「カンティエリ・ディ・サルニコ」は、イタリア北部の湖水地方、イセオ湖畔の町「Sarnico/サルニコ」の地名を冠した、少量生産の格式あるスポーツボートの建造メーカーです。
上質を極めることへの強い意思は、イタリア北部における貴族のボーティング文化の一端を担ってきた、サルニコという土地特有の文化的背景が大きく影響しています。
イセオ湖畔の町サルニコには、1920年代、コモ湖で盛んに開催されていたスピードレースを嗜むための、パワーボートの建造・修理を行う工房が数多く存在していました。
レースで勝利するためのアイデアを練り改造を加えて、よりスピードを加速する知恵を数多くの経験とともに積み重ねていった時代でした。50年代以降、単にスピードを競うボートから、美しさを併せ持つ、パワーボートへの関心が高まりをみせ、職人達は競うように美しいボートの建造に力を注ぎ、プレジャーボートの性能や品質は、大きく進化を遂げました。
こうした背景の中で1992年に設立したサルニコ社の正式名称は、「カンティエリ・ディ・サルニコ」、「サルニコの造船所」という意味を持ちます。
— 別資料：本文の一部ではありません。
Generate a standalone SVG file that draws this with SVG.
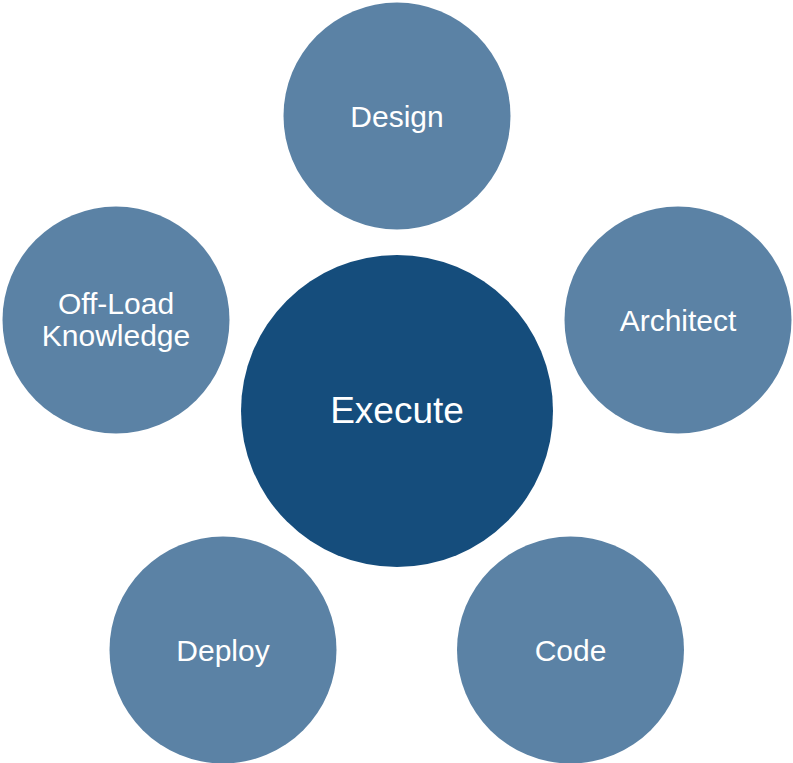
<svg xmlns="http://www.w3.org/2000/svg" width="793" height="763" viewBox="0 0 793 763">
<style>
.outer{fill:#5b82a5}
.center{fill:#154d7c}
.lbl{fill:#ffffff;font-family:"Liberation Sans",Arial,sans-serif;font-size:30px;text-anchor:middle}
.big{fill:#ffffff;font-family:"Liberation Sans",Arial,sans-serif;font-size:37px;text-anchor:middle}
</style>
<rect width="793" height="763" fill="#ffffff"/>
<g id="connectors"></g>
<g id="design"><circle class="outer" cx="397" cy="116" r="113.5"/><text class="lbl" x="397" y="126.5">Design</text></g>
<g id="architect"><circle class="outer" cx="678" cy="320" r="113.5"/><text class="lbl" x="678" y="330.5">Architect</text></g>
<g id="offload"><circle class="outer" cx="116" cy="320" r="113.5"/><text class="lbl" x="116" y="313.5">Off-Load</text><text class="lbl" x="116" y="346">Knowledge</text></g>
<g id="deploy"><circle class="outer" cx="223" cy="650" r="113.5"/><text class="lbl" x="223" y="660.5">Deploy</text></g>
<g id="code"><circle class="outer" cx="570.5" cy="650" r="113.5"/><text class="lbl" x="570.5" y="660.5">Code</text></g>
<g id="execute"><circle class="center" cx="397" cy="411" r="156"/><text class="big" x="397" y="423">Execute</text></g>
</svg>
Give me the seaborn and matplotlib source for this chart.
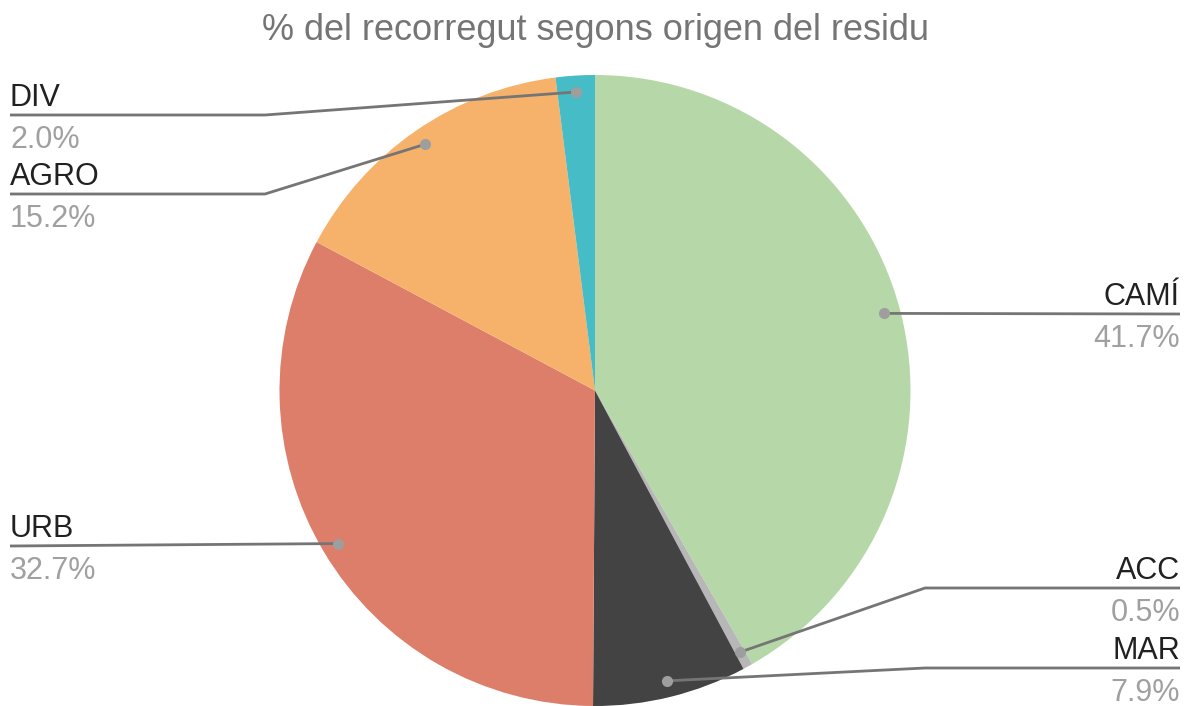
import matplotlib.pyplot as plt
import numpy as np
import seaborn as sns

# dados do grafico
categorias = ['CAMÍ', 'ACC', 'MAR', 'URB', 'AGRO', 'DIV']
percentuais = [41.7, 0.5, 7.9, 32.7, 15.2, 2.0]
cores = ['#b6d7a8', '#b7b7b7', '#434343', '#dd7e6b', '#f6b26b', '#46bdc6']
titulo = '% del recorregut segons origen del residu'

sns.set_theme(style='white')
plt.rcParams['font.family'] = ['Liberation Sans', 'DejaVu Sans']

W, H = 1185, 706
fig = plt.figure(figsize=(W / 100, H / 100), dpi=100)
ax = fig.add_axes([0, 0, 1, 1])

cx, cy, r = 595, H - 390.5, 315.5
wedges, _ = ax.pie(percentuais, colors=cores, startangle=90, counterclock=False,
                   center=(cx, cy), radius=r, wedgeprops=dict(linewidth=0),
                   frame=True)
ax.set_xlim(0, W)
ax.set_ylim(0, H)
ax.set_aspect('equal')
ax.axis('off')

# posicao das etiquetas: (y da linha em px, lado, x do cotovelo)
layout = {
    'CAMÍ': (314, 'right', None),
    'ACC': (588, 'right', 925),
    'MAR': (668, 'right', 925),
    'URB': (546, 'left', None),
    'AGRO': (194, 'left', 265),
    'DIV': (115, 'left', 265),
}

for w, nome, p in zip(wedges, categorias, percentuais):
    ang = np.deg2rad((w.theta1 + w.theta2) / 2)
    px = cx + 0.948 * r * np.cos(ang)
    py = cy + 0.948 * r * np.sin(ang)
    ly, lado, cotovelo = layout[nome]
    ly = H - ly
    xfim = 1180 if lado == 'right' else 10
    if cotovelo is None:
        xs, ys = [px, xfim], [py, ly]
    else:
        xs, ys = [px, cotovelo, xfim], [py, ly, ly]
    ax.plot(xs, ys, color='#757575', lw=2, solid_capstyle='butt', zorder=3)
    ax.plot(px, py, 'o', color='#9e9e9e', ms=7, zorder=4)
    ax.text(xfim, ly + 9, nome, ha=lado, va='baseline', fontsize=22, color='#212121')
    ax.text(xfim, ly - 33, f'{p:.1f}%', ha=lado, va='baseline', fontsize=22, color='#a0a0a0')

ax.text(596, H - 40, titulo, ha='center', va='baseline', fontsize=26, color='#757575')

plt.savefig('out.png', dpi=100)
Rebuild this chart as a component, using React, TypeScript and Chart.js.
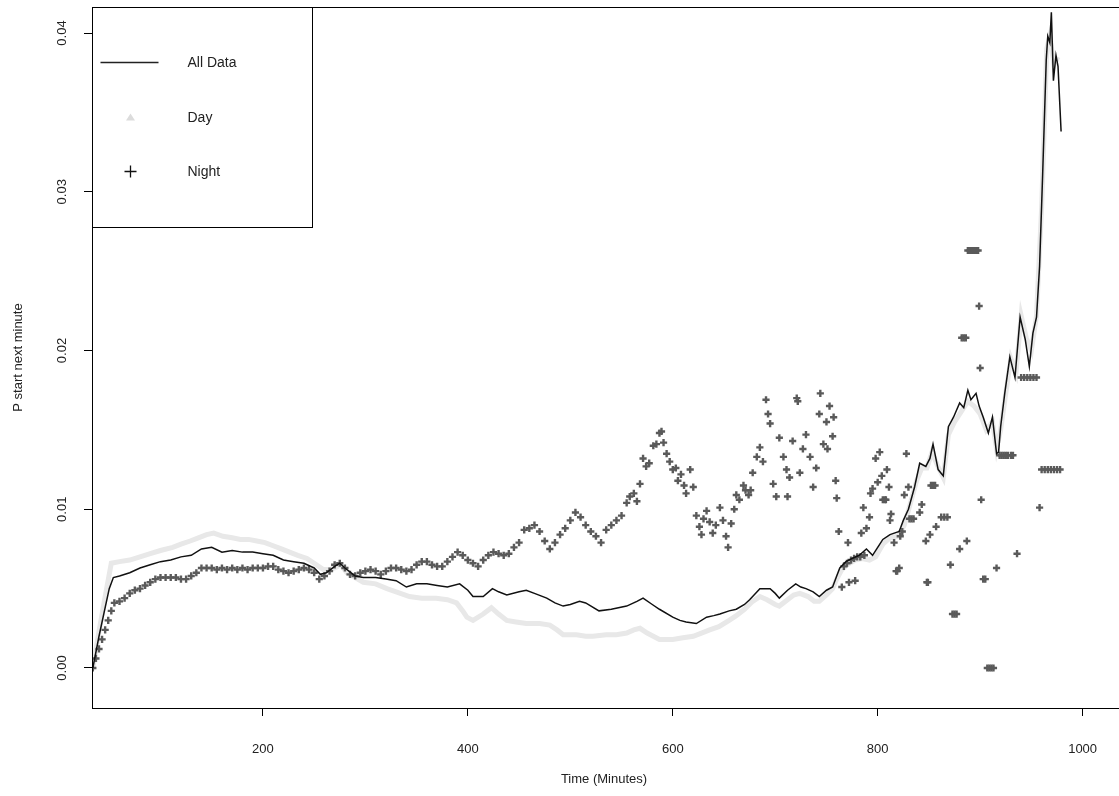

スペックでは表せない、心に響く「走る愉しさ」と「美」への探求は、サルニコという土地に根付いたアリストクラティックなボーティング文化を継承している所以です。高品質を第一とするサルニコの審美眼は、ハイグレードな造船に取り組める充実した環境の下、サルニコの地に育まれた世界最高のクラフトマン達の精緻な技術によって丹念に仕上げられています。
サルニコが求める「走り」には、乗り心地が全て、という信念から艇体の設計に最も注力しています。
最適化した船体バランスにより、秀でた凌波性を発揮。立ち上がりの良いプレーニング、ストレスを感じさせない滑らかな走りを実現します。
アリストクラティックな品格とスポーティーさを醸し出す外観、高さを抑えたハードトップライン、効果的なウィンドウシールド、スポーティーなドライバーズシート、コンソールの計器類やステアリング周り。デザインの美しさは言うまでもなく、エアロダイナミクスとエルゴノミクスを駆使した、妥協のない優美な快適性は、航行中の身体負荷の軽減につながっています。
サルニコのテーマである美と性能の両立は、アリストクラティックな風格を愛でる喜びや、舵をとる感覚的な充足感と相まってサルニコでしか体験できない「走り」に表現されています。
ハルは、ヴィクトリーデザイン、スーパーストラクチャー及びインテリアのデザインは、ヌボラーリ・レナードが起用され、それぞれの得意分野の融合を実現させています。